(Mr. Jones’ name has been changed.)
I have received your email and the accompanying attachment that you encouraged me to copy and distribute. I need to let you know that I will not be doing so.
As I read your writing I sensed ridicule and disgust for those you disagree with. Just as you, I am opposed to the homosexual lifestyle. But I am also opposed to using Christianity as an excuse to ridicule others. Your use of the word ‘homo’ implies a derogatory attitude against those impacted by homosexual attractions.
Since I listened to your testimony when you called me, please listen to a bit of mine. My testimony is one shared by many you might label as ‘homo’s’.
I grew up attending a conservative church and living in a partially Christian home. I asked Christ into my heart as a young child. I grew up attracted to men. I was addicted to homosexual pornography for years. I still fight inappropriate same-sex attractions.
I was a teenager during the 80’s as the AIDS crisis exploded. Christian papers and magazines were filled with articles damning homosexuality, but not expressing God’s love towards those experiencing same-sex attractions. I wanted a relationship with Christ, but I was hearing that my unspeakable secret condemned me.
But Mr Jones, thankfully someone entered my life who did not treat me with contempt or condemnation. He saw me and understood everything about my secret battle. He made it clear that he did not in any way endorse homosexuality, but he never ridiculed me for having homosexual attractions. He never called me queer, gay, or fag like some did. He never uttered your word, “homo.”
Rather, he wrote a few words of encouragement and repeatedly whispered them to me….
Mark, I want you to never question this, I’m the one who planned your life, and I call my plans “good”. I have committed myself to faithfully continue my good work in you until the moment you stand face to face with my Son, Jesus Christ, and with me. (Philippians 1:6, paraphrased)
Many nights I lay on my back staring at the dark ceiling, overwhelmed and in shock at the enormity of the struggle raging in my life. And each time he whispered those words to me. EACH TIME!
Had it not been for his staying close, I might have given up and embraced homosexuality. Or I might have given in to a worse despair. Had he called me “homo”, I’m sure I would have turned away from him.
Mr Jones, would you compare your words to these words that God spoke to me? Which words speak hatred and death; whose words express love and life?
I am near tears as I write to you. I am moved with the memory of how tenderly God has loved me through my struggles. I wonder if you have ever allowed yourself to accept that tenderness in your own battles?
I hurt as I consider the young man or woman, battling as I have, reading your words. Will they accept the lie; believing that your message of disdain is a reflection of God’s heart? Will they be tempted to turn away from God? Will some give in to that temptation?

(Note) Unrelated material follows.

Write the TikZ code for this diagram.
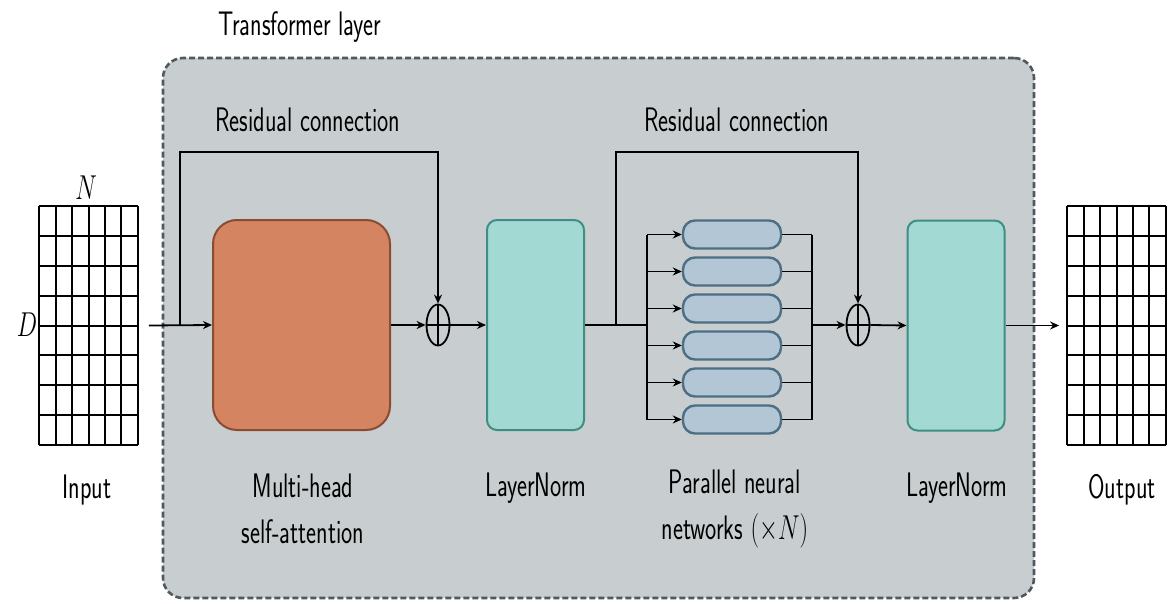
\documentclass[tikz,border=0pt]{standalone}
\usetikzlibrary{arrows.meta,positioning,shapes.geometric,calc}
\definecolor{layerbg}{RGB}{200,206,208}
\definecolor{layerline}{RGB}{80,88,96}
\definecolor{attn}{RGB}{212,132,96}
\definecolor{attnline}{RGB}{138,75,51}
\definecolor{norm}{RGB}{162,218,211}
\definecolor{normline}{RGB}{62,142,132}
\definecolor{ffn}{RGB}{178,198,213}
\definecolor{ffnline}{RGB}{78,110,132}

\begin{document}
\begin{tikzpicture}[
  x=0.5pt, y=-0.5pt,
  every node/.style={font=\sffamily\fontsize{17}{23}\selectfont},
  lbl/.style={xscale=0.7, align=center, inner sep=0pt},
  layerbox/.style={draw=layerline, fill=layerbg, line width=1.3pt,
                 dash pattern=on 3pt off 1.5pt, rounded corners=10pt,
                 minimum width=435.5pt, minimum height=270pt},
  attnbox/.style={draw=attnline, fill=attn, line width=1pt, rounded corners=12pt,
                 minimum width=88.5pt, minimum height=105pt},
  normbox/.style={draw=normline, fill=norm, line width=1pt, rounded corners=5pt,
                 minimum width=48.5pt, minimum height=105pt},
  ffnbox/.style={draw=ffnline, fill=ffn, line width=1.2pt, rounded corners=6pt,
                 minimum width=49pt, minimum height=14pt},
  addop/.style={ellipse, draw, line width=0.9pt, minimum width=11.5pt,
                 minimum height=20.5pt, inner sep=0pt},
  tokgrid/.style={minimum width=49pt, minimum height=119.5pt, inner sep=0pt},
  conn/.style={line width=0.9pt},
  >={Stealth[length=4.5pt,width=4pt]}
]
\useasboundingbox (0,0) rectangle (1176,604);

% transformer layer frame
\node[layerbox] (layer) at (598.5,328) {};
\node[lbl] (ttl) at (300,27) {Transformer layer};

% input and output tokens
\node[tokgrid] (inp) at (88.5,325.5) {};
\node[tokgrid] (outp) at (1116.5,325.5) {};
\foreach \g in {inp,outp} {
  \foreach \i in {0,...,6}
    \draw[line width=1pt] ($(\g.north west)!\i/6!(\g.north east)$) -- ($(\g.south west)!\i/6!(\g.south east)$);
  \foreach \j in {0,...,8}
    \draw[line width=1pt] ($(\g.north west)!\j/8!(\g.south west)$) -- ($(\g.north east)!\j/8!(\g.south east)$);
}
\node[lbl] (nlbl) at (86,188) {$N$};
\node[lbl] (dlbl) at (27,325) {$D$};
\node[lbl] (inlbl) at (87,490) {Input};
\node[lbl] (outlbl) at (1122,490) {Output};

% blocks
\node[attnbox] (att) at (301.5,325) {};
\node[addop] (add1) at (438,325) {};
\node[normbox] (ln1) at (535.5,325) {};
\foreach \k in {1,...,6}
  \node[ffnbox] (ff\k) at (732,197.5+37*\k) {};
\node[addop] (add2) at (858,325) {};
\node[normbox] (ln2) at (956,325.5) {};
\foreach \a in {add1,add2}
  \draw[conn] (\a.north) -- (\a.south) (\a.west) -- (\a.east);

\node[lbl] (attlbl) at (303,509) {Multi-head\\self-attention};
\node[lbl] (ln1lbl) at (536,488) {LayerNorm};
\node[lbl] (fflbl) at (735,509) {Parallel neural\\networks $(\times N)$};
\node[lbl] (ln2lbl) at (957,488) {LayerNorm};
\node[lbl] (res1lbl) at (308,120) {Residual connection};
\node[lbl] (res2lbl) at (737,120) {Residual connection};

% connectors
\coordinate (instart) at ([xshift=5.5pt]inp.east);
\coordinate (outend) at ([xshift=-4pt]outp.west);
\coordinate (split1) at (180,325);
\coordinate (res1) at (180,152);
\coordinate (split2) at (616,325);
\coordinate (res2) at (616,152);
\coordinate (fanin) at (647,325);
\coordinate (fanout) at (812,325);

\draw[conn,->] (instart) -- (att.west);
\draw[conn,->] (split1) -- (res1) -| (add1.north);
\draw[conn,->] (att.east) -- (add1.west);
\draw[conn,->] (add1.east) -- (ln1.west);
\draw[conn] (ln1.east) -- (fanin);
\draw[conn,->] (split2) -- (res2) -| (add2.north);
\draw[conn] (fanin |- ff1.west) -- (fanin |- ff6.west);
\draw[conn] (fanout |- ff1.east) -- (fanout |- ff6.east);
\foreach \k in {1,...,6} {
  \draw[conn,->] (fanin |- ff\k.west) -- (ff\k.west);
  \draw[conn] (ff\k.east) -- (fanout |- ff\k.east);
}
\draw[conn,->] (fanout) -- (add2.west);
\draw[conn,->] (add2.east) -- (ln2.west);
\draw[conn,->] (ln2.east) -- (outend);

\end{tikzpicture}
\end{document}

Mr Jones, I want to be angry at you. But instead I am feeling compassion towards you. I don’t believe your intent is to cause harm. But I believe you are trapped in a battle causing you to miss the heartbeat of God for those he loves. You and I both battle; our battles appear very different. But our battles are both conquered by God’s love; by his promise that he whispers to both of us,
Being confident of this; that he who began a good work in you will carry it on to completion until the day of Christ Jesus. (Philippians 1:6)
Bethany says
Beautiful.
Mark says
Thank you Bethany for that very encouraging word!
Burt says
What an absolutely fabulous article. Heartfelt, honest, appropriate, and needed. Thanks for writing it!
Mark says
Thank you Burt.
Jennifer Brown says
Mark,
This is such a wonderful way to approach this issue. We have friends of ours that have chosen to live this lifestyle and we love them no matter what!! They are beautiful people inside and out. Jesus did not just die for me, he died for them too and we are called to love all!! Thank you for this.
Mark says
I wholehearted agree Jennifer. Thank you for your encouraging words.
Jennifer says
The comparison of this man’s words to God’s heart says it all. Thank you for sharing this.
Mark says
and thank you for that encouragement!